### STATED GOAL
Scan the material for the word "this", and copy each line where it shows up.

### GIVEN INFORMATION
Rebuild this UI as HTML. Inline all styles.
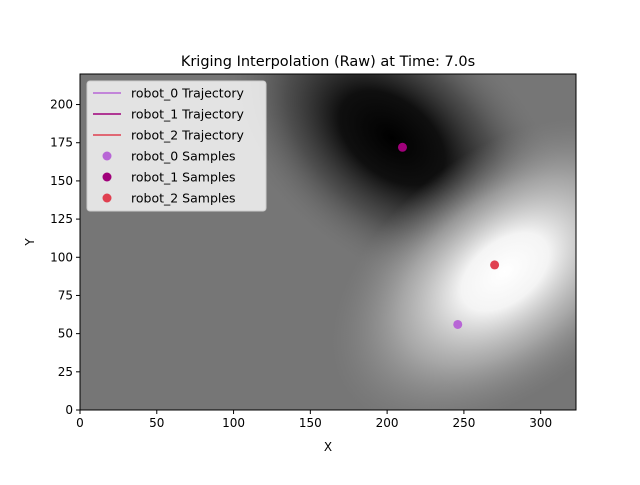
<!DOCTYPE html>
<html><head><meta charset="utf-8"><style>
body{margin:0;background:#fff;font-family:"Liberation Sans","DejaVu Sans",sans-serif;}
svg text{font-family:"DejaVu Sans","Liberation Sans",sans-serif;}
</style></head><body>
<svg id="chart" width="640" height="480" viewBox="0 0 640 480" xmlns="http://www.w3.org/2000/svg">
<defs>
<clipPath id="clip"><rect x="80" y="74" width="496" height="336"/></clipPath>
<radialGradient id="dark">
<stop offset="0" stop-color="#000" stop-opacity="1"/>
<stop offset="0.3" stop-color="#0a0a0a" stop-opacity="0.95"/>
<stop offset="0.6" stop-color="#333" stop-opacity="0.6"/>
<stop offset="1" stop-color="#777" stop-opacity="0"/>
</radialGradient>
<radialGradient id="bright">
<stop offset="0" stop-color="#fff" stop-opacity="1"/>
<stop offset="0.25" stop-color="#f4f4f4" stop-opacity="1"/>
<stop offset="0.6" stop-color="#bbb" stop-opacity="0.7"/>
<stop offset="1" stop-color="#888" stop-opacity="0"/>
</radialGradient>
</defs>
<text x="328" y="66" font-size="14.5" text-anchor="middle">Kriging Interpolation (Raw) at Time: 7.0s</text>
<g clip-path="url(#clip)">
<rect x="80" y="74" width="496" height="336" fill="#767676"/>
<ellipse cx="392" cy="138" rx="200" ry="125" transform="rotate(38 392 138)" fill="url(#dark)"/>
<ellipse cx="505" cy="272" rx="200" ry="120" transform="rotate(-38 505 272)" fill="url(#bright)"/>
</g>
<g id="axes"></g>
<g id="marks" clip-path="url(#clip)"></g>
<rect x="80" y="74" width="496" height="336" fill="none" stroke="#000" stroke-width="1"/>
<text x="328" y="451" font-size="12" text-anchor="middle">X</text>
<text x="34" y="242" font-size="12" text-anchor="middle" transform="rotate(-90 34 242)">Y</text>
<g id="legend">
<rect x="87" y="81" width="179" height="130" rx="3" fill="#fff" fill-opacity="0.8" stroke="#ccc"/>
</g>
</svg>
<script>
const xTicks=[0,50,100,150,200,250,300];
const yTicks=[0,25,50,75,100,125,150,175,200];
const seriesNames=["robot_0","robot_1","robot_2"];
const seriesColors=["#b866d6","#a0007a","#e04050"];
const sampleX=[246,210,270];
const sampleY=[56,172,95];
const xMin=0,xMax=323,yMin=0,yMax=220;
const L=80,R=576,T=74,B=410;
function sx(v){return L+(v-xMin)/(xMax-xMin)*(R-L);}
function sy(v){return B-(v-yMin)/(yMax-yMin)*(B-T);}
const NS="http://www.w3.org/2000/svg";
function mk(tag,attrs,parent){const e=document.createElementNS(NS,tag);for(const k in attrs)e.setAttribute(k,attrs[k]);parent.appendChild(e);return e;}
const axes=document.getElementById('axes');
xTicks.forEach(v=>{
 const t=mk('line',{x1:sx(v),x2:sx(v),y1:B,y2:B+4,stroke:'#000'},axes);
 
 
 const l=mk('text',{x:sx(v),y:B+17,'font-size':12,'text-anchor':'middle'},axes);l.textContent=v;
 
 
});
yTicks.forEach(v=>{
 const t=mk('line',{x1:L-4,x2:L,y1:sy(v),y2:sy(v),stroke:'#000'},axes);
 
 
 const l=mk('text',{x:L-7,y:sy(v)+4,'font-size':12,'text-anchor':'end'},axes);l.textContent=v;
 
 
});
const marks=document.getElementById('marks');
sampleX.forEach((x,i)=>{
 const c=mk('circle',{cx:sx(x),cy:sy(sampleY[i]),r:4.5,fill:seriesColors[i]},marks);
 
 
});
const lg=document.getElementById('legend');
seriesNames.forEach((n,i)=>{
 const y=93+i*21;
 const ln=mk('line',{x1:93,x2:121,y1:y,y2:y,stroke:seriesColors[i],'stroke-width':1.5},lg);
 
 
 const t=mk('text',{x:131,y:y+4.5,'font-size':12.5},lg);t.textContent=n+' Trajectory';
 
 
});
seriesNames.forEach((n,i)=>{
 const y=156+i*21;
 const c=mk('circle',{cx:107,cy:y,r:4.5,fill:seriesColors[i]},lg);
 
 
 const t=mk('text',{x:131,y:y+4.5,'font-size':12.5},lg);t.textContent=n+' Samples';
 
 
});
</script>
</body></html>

==

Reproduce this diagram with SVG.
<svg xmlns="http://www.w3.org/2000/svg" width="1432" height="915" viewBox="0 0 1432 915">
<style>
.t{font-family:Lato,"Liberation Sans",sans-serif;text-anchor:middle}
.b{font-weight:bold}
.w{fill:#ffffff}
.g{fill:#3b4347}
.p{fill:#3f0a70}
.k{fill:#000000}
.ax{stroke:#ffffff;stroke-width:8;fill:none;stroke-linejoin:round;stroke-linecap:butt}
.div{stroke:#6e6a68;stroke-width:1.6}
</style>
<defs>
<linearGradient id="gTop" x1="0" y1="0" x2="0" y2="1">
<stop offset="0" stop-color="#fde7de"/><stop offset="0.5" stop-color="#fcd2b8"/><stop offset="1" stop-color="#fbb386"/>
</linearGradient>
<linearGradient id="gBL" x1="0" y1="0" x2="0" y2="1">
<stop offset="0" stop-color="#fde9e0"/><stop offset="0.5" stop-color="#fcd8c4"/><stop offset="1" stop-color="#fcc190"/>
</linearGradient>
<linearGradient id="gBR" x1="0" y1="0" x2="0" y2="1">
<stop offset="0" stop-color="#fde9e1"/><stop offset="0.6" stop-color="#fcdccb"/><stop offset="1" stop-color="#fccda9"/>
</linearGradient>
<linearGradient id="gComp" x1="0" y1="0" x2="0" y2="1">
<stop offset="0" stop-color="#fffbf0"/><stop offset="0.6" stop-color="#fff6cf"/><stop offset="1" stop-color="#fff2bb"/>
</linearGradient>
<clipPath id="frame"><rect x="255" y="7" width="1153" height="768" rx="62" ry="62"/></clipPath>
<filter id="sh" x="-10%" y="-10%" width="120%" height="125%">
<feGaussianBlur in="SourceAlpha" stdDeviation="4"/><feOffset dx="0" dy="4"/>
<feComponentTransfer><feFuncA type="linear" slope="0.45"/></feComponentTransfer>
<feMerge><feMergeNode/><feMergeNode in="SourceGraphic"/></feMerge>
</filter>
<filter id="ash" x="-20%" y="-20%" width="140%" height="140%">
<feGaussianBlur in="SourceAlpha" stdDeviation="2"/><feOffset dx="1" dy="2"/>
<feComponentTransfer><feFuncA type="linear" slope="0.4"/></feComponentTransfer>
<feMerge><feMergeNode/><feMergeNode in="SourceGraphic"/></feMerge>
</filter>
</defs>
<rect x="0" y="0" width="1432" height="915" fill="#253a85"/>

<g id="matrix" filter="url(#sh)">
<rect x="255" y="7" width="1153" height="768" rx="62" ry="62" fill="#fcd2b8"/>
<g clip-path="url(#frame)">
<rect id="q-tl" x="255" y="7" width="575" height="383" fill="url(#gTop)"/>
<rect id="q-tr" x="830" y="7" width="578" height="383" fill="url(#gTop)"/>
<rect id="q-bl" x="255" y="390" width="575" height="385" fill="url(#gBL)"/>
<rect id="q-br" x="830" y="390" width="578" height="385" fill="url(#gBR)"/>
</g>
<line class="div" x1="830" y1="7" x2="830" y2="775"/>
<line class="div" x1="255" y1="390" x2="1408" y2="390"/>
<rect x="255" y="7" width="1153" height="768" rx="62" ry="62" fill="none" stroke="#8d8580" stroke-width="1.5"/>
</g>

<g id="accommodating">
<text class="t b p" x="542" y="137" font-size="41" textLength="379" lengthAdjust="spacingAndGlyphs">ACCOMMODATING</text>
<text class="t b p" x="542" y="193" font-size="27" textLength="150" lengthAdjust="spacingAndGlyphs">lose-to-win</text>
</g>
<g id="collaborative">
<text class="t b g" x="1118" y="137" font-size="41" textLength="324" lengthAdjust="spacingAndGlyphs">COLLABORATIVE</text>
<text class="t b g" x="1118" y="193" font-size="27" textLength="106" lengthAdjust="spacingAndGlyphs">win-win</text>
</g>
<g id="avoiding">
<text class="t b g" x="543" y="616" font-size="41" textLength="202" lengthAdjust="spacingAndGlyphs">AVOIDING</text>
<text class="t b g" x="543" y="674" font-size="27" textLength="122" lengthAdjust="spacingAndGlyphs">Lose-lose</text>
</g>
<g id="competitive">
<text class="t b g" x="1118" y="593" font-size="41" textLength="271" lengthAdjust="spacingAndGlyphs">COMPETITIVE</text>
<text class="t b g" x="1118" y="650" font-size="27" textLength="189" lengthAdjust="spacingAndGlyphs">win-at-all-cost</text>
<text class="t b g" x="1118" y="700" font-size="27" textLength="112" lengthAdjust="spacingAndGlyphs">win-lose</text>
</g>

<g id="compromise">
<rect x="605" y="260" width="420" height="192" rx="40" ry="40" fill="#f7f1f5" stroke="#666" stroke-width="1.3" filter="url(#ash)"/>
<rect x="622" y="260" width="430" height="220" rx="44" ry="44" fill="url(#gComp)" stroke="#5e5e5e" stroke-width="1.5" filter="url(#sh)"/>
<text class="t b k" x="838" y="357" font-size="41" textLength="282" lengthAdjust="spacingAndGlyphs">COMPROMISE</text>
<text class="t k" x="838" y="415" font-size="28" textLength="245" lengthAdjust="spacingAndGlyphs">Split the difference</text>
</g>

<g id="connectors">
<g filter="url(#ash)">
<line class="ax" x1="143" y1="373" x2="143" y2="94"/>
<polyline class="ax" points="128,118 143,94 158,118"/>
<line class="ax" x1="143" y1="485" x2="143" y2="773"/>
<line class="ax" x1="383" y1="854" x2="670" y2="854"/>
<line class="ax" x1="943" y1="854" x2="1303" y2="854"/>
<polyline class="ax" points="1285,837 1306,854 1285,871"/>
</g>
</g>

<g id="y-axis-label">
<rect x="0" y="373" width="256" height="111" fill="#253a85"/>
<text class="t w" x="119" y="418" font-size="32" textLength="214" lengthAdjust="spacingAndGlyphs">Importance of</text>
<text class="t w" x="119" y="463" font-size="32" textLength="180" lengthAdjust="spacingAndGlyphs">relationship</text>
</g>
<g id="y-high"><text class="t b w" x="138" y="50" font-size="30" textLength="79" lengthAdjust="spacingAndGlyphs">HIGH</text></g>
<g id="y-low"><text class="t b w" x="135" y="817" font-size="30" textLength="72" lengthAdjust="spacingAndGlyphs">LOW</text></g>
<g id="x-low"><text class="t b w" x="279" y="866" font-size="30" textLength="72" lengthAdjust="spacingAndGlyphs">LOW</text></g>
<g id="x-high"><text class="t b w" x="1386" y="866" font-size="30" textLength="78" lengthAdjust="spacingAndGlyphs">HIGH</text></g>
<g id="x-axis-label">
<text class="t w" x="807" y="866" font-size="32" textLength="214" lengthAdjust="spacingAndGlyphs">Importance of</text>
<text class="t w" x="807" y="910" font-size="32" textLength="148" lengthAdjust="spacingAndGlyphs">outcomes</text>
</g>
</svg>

### SOLVED EXERCISE
Rebuild this UI as HTML. Inline all styles.
Reproduce this diagram with SVG.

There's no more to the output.